What to accept – and what to resist

 In Blog, Effective Dialogue, Enjoy Life Your Way

(Time to read: ~ 3 minutes)

It’s important to choose your battles, because you don’t have enough time and energy to change everything you want to be different.

But it’s also important to know what you do have the power to change. And to use your influence to make the world a better place – for yourself and for others.

So how can you tell what to accept and what to change?

What to Accept

The First Thing

The first thing it’s important to accept is how you feel.

Feelings aren’t always comfortable. In fact they can be very uncomfortable – and you may wish they’d just go away.

But getting mad at how you feel is like getting mad at your watch for telling you what time it is.

Your feelings are just the messenger.

They bring you important information about whether a situation is working for you, or whether you need to change something.

The Second Thing to Accept

The second thing it’s important to accept is what’s important to you. In NVC we call these needs. In other places people talk about values.

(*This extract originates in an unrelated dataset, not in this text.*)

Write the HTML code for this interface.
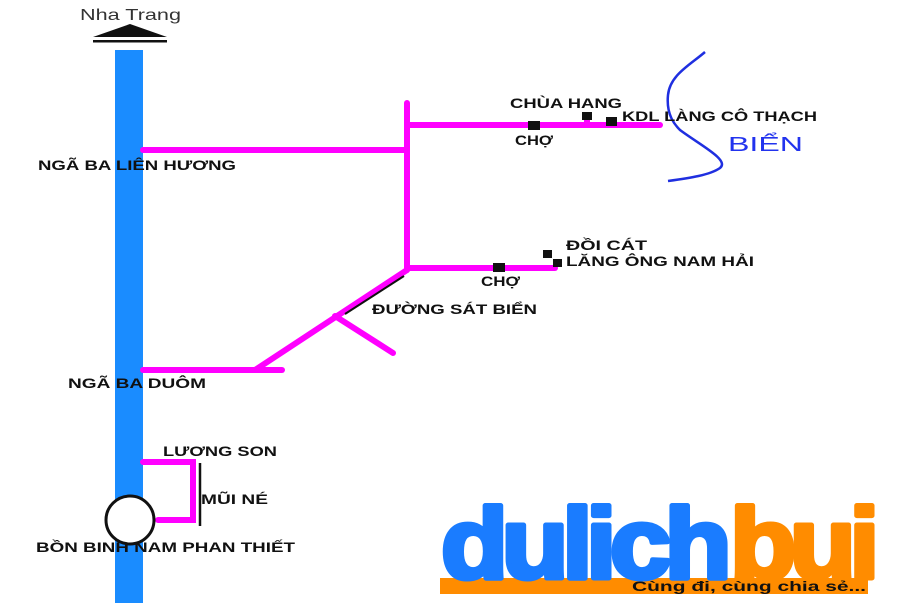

They are the intangibles that form the “why” behind your feelings – the message they have to share.

It takes skill and practice to learn to identify your intangible needs or values – and to separate them from how you would like those needs met. In NVC we call those “hows” strategies or requests.

For example, in the movie “Kinky Boots” (which is based on a true story), the owner of a shoe factory dies and his son Charlie discovers that the factory has continued making hundreds and hundreds of pairs of shoes that no one wants to buy.

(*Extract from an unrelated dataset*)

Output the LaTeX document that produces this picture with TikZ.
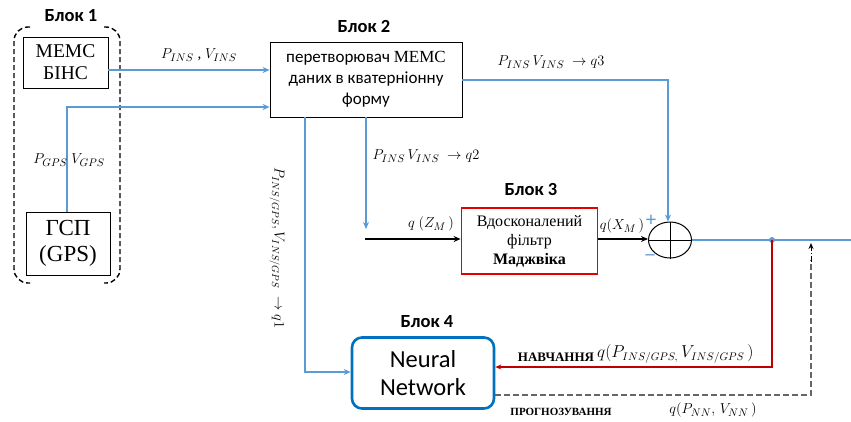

Charlie wants to support the staff who have worked for the factory for such a long time – that’s one of his key needs. But he initially doesn’t see a strategy for achieving that.

It takes the suggestion of one of the staff, Lauren, to look for a niche market – combined with Charlie’s chance encounter with cabaret performer and drag queen, Lola – to help Charlie discover a different possible strategy to meet his needs.

What else can “Kinky Boots” teach us?

The shoe factory is located in a conservative part of England. When Lola arrives to try and help Charlie save the company, some key workers are uncomfortable, want Lola to leave, and generally make his / her life miserable.

Lola’s landlady, Mrs. Cobb, is a stooped grey-haired woman with a very traditional perm. She accepted Lola into her house as a woman.

One morning Lola is asleep in bed when Mrs. Cobb knocks on the door to bring in a cup of tea. Lola jumps up, sits down at the dressing table and quickly throws on a long female wig. But his unshaven beard stubble is clearly in evidence.

Unsmiling, Mrs. Cobb looks down into his face and asks bluntly “Are you a man?”

You can see the fear in Lola’s eyes. What will happen if he tells the truth? Will she insult him too? Throw him out of her house maybe?

He looks up. “I am, love, yes.”

Mrs. Cobb nods. “Ah, that’s fine. Just so’s I know how to leave the toilet seat…”

It’s my favourite scene in the movie.

The Third Thing to Accept

For me, this is a delicious example of the third thing that’s important to accept – the facts. What NVC calls observations.

Accept what is physically, observably true – in this case, that Lola is a man.

What to Resist and Change

The most important thing to resist and change are the unhelpful stories that you tell yourself about the facts.

  • If you’re a parent and you don’t currently have a good relationship with one of your children, resist the story that you’re a terrible parent – or they’re a bad kid.
    .
  • If you’re a business owner who’s not currently making enough to cover expenses, resist the story that you’re a failure and your business is doomed – or that the big guys rule the world and there’s no space for small businesses like yours.
    .
  • If you don’t have a good relationship with your boss or your colleagues, resist the story that there’s something wrong with them, or with you, or that there’s nothing you can do.

How can you tell the difference between a fact and a story?

This can be trickier than you might think.

  • When you genuinely accept a fact – even an unpleasant fact like not having enough money to cover expenses this month – you feel a sense of relief.
    .
    Because you’ve stopped fighting reality and that feels good. Even if you are also sad about what the facts are.
    .
  • When you accept or believe an unhelpful story, you feel depressed, helpless or angry. Because you’re telling yourself that there’s nothing you can do. And that is a lie.
    .
    As Victor Frankl wrote: “Forces beyond your control can take away everything you possess except one thing, your freedom to choose how you will respond to the situation.”
    .
    As a concentration camp survivor, he knew a lot about forces beyond his control.

So…

Accept your feelings, your needs and the facts, however unpleasant.

Recognize, resist and change your unhelpful stories.

Discover your power of choice in the situation. It is always far greater than it initially appears.